Industrial Policy with Conditionalities: A Taxonomy and Sample Cases
Authored by Professor Mariana Mazzucato and Professor Dani Rodrik
3 October 2023
UCL Institute for Innovation and Public Purpose (IIPP) Working Paper Series: IIPP WP 2023-07
Authors:
- Mariana Mazzucato | Professor in the Economics of Innovation and Public Value | University College London, Institute for Innovation and Public Purpose (IIPP)

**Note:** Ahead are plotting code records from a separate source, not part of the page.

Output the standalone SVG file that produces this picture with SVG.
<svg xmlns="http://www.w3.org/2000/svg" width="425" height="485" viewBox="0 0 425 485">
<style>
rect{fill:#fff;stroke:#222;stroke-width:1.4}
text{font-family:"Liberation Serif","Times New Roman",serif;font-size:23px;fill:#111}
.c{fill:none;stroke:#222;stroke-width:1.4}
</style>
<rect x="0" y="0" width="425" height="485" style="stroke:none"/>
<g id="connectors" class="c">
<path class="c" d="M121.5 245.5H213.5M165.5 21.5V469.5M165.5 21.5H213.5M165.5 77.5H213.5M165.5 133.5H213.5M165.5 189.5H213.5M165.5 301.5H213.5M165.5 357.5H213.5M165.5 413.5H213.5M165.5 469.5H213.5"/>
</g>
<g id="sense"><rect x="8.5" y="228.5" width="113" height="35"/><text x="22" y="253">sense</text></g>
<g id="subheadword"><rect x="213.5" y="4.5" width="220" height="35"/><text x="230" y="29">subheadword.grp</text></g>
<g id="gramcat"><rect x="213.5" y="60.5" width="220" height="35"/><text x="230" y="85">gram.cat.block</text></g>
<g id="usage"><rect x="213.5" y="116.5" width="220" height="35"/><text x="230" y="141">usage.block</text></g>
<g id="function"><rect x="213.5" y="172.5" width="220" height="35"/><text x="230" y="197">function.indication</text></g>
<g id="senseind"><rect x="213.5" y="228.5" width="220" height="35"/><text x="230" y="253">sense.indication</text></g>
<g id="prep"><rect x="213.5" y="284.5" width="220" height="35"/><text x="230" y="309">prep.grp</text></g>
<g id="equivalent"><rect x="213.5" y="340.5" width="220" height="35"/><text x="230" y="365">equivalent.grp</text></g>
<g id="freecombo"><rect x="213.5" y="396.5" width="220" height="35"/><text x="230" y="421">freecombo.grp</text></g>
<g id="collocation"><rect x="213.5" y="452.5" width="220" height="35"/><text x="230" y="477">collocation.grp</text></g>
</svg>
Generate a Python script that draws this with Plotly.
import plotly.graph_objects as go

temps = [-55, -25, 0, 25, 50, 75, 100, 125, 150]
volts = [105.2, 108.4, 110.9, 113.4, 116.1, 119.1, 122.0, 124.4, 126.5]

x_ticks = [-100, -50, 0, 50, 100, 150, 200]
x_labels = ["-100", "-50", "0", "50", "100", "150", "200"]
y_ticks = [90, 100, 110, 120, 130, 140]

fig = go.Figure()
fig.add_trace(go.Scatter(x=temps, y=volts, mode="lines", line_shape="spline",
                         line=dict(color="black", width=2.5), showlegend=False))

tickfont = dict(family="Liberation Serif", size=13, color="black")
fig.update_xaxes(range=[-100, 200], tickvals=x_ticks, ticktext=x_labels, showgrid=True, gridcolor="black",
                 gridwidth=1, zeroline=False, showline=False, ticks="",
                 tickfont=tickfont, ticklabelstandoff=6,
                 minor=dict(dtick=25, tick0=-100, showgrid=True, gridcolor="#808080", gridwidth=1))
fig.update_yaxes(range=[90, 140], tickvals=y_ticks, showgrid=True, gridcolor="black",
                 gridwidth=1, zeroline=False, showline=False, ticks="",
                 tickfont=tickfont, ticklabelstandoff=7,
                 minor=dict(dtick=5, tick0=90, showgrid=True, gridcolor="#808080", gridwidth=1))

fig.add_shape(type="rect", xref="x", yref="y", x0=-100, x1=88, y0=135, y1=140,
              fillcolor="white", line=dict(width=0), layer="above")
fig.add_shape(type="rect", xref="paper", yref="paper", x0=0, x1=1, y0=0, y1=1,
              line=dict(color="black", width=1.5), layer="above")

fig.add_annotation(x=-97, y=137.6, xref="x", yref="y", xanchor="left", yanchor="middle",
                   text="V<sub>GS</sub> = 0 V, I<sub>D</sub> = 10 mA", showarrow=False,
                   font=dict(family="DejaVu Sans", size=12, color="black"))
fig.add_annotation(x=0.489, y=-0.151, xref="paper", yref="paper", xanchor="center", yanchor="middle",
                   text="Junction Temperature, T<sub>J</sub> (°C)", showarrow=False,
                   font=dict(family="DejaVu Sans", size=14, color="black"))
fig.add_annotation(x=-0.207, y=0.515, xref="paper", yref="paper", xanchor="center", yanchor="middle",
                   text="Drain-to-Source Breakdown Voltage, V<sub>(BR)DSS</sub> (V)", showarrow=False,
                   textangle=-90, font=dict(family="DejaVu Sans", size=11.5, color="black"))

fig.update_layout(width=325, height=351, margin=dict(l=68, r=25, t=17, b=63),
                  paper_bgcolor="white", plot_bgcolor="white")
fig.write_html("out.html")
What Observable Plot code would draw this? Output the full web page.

- Dani Rodrik | Ford Foundation Professor of International Political Economy | Harvard University, John F. Kennedy School of Government
Reference:
Mazzucato, M. and Rodrik, D. (2023). Industrial Policy with Conditionalities: A Taxonomy and Sample Cases. UCL Institute for Innovation and Public Purpose, Working Paper Series (IIPP WP 2023-07). Available at: https://www.ucl.ac.uk/bartlett/public-purpose/wp2023-07
Abstract:
In the context of a shift towards longer-term, public-value-oriented economic thinking, there is a real opportunity to reimagine the contracts that structure public-private relationships. Similar reasoning could also be relevant to the relationship between different public entities, such as the relationship between a country’s state-owned enterprise and the Treasury: benefits to the SOE can be structured with conditions to make sure the SOE directs its investments in particular ways, shares knowledge, makes products/services accessible, etc. Redesigning these contracts means redesigning the direction of the economy from the ground up. To succeed, modern industrial policies must be deliberately sustainable, welfare-oriented, and innovation-led; coordinated as a holistic package; and implemented cooperatively across government agencies and with the private and third sectors. The conditionalities written into contracts are a key site for realizing these aims.